What needs to be done =>
Repeat every line exactly, keeping the pictures out of the copy.

Given material =>
··········
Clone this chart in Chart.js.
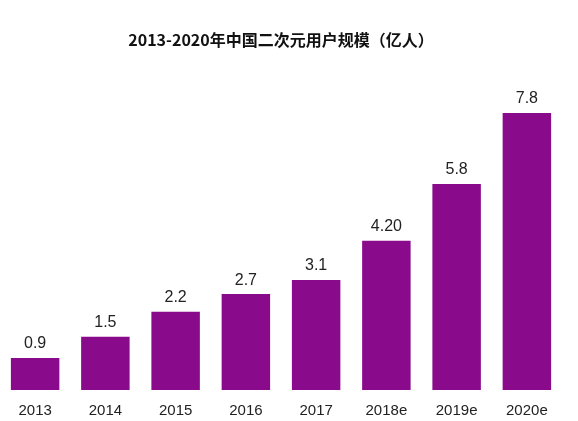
<!DOCTYPE html>
<html><head><meta charset="utf-8">
<script src="https://cdn.jsdelivr.net/npm/chart.js@4/dist/chart.umd.min.js"></script>
<style>html,body{margin:0;padding:0;background:#fff}#w{width:578px;height:421px}</style>
</head><body><div id="w"><canvas id="c"></canvas></div>
<script>
const categories = ['2013','2014','2015','2016','2017','2018e','2019e','2020e'];
const values = [0.9,1.5,2.2,2.7,3.1,4.2,5.8,7.8];
const valueLabels = ['0.9','1.5','2.2','2.7','3.1','4.20','5.8','7.8'];
const titleText = '2013-2020年中国二次元用户规模（亿人）';
const labelPlugin = {
  id:'vl',
  afterDatasetsDraw(chart){
    const ctx=chart.ctx, meta=chart.getDatasetMeta(0);
    ctx.save();ctx.font='16px "Liberation Sans", Arial';ctx.fillStyle='#222';ctx.textAlign='center';ctx.textBaseline='bottom';
    meta.data.forEach((b,i)=>ctx.fillText(valueLabels[i],b.x,b.y-6));
    ctx.restore();
  }
};
new Chart(document.getElementById('c'),{
  type:'bar',
  data:{labels:categories,datasets:[{data:values,backgroundColor:'#8a0a8c',categoryPercentage:1,barPercentage:0.69}]},
  options:{responsive:true,maintainAspectRatio:false,animation:false,
    layout:{padding:{left:0,right:16,top:0,bottom:-11}},
    plugins:{legend:{display:false},tooltip:{enabled:false},
      title:{display:true,text:titleText,color:'#111',font:{family:'"Noto Sans CJK SC"',size:16,weight:'bold'},padding:{top:30,bottom:8}}},
    scales:{
      x:{offset:true,grid:{display:false,drawTicks:false},border:{display:false},ticks:{color:'#222',padding:12,font:{family:'"Liberation Sans", Arial',size:15}}},
      y:{display:false,min:0,max:9.37}
    }}
  ,plugins:[labelPlugin]});
</script></body></html>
··········
Result of the exercise =>
Clone this chart in Chart.js.
<!DOCTYPE html>
<html><head><meta charset="utf-8">
<script src="https://cdn.jsdelivr.net/npm/chart.js@4/dist/chart.umd.min.js"></script>
<style>html,body{margin:0;padding:0;background:#fff}#w{width:578px;height:421px}</style>
</head><body><div id="w"><canvas id="c"></canvas></div>
<script>
const categories = ['2013','2014','2015','2016','2017','2018e','2019e','2020e'];
const values = [0.9,1.5,2.2,2.7,3.1,4.2,5.8,7.8];
const valueLabels = ['0.9','1.5','2.2','2.7','3.1','4.20','5.8','7.8'];
const titleText = '2013-2020年中国二次元用户规模（亿人）';
const labelPlugin = {
  id:'vl',
  afterDatasetsDraw(chart){
    const ctx=chart.ctx, meta=chart.getDatasetMeta(0);
    ctx.save();ctx.font='16px "Liberation Sans", Arial';ctx.fillStyle='#222';ctx.textAlign='center';ctx.textBaseline='bottom';
    meta.data.forEach((b,i)=>ctx.fillText(valueLabels[i],b.x,b.y-6));
    ctx.restore();
  }
};
new Chart(document.getElementById('c'),{
  type:'bar',
  data:{labels:categories,datasets:[{data:values,backgroundColor:'#8a0a8c',categoryPercentage:1,barPercentage:0.69}]},
  options:{responsive:true,maintainAspectRatio:false,animation:false,
    layout:{padding:{left:0,right:16,top:0,bottom:-11}},
    plugins:{legend:{display:false},tooltip:{enabled:false},
      title:{display:true,text:titleText,color:'#111',font:{family:'"Noto Sans CJK SC"',size:16,weight:'bold'},padding:{top:30,bottom:8}}},
    scales:{
      x:{offset:true,grid:{display:false,drawTicks:false},border:{display:false},ticks:{color:'#222',padding:12,font:{family:'"Liberation Sans", Arial',size:15}}},
      y:{display:false,min:0,max:9.37}
    }}
  ,plugins:[labelPlugin]});
</script></body></html>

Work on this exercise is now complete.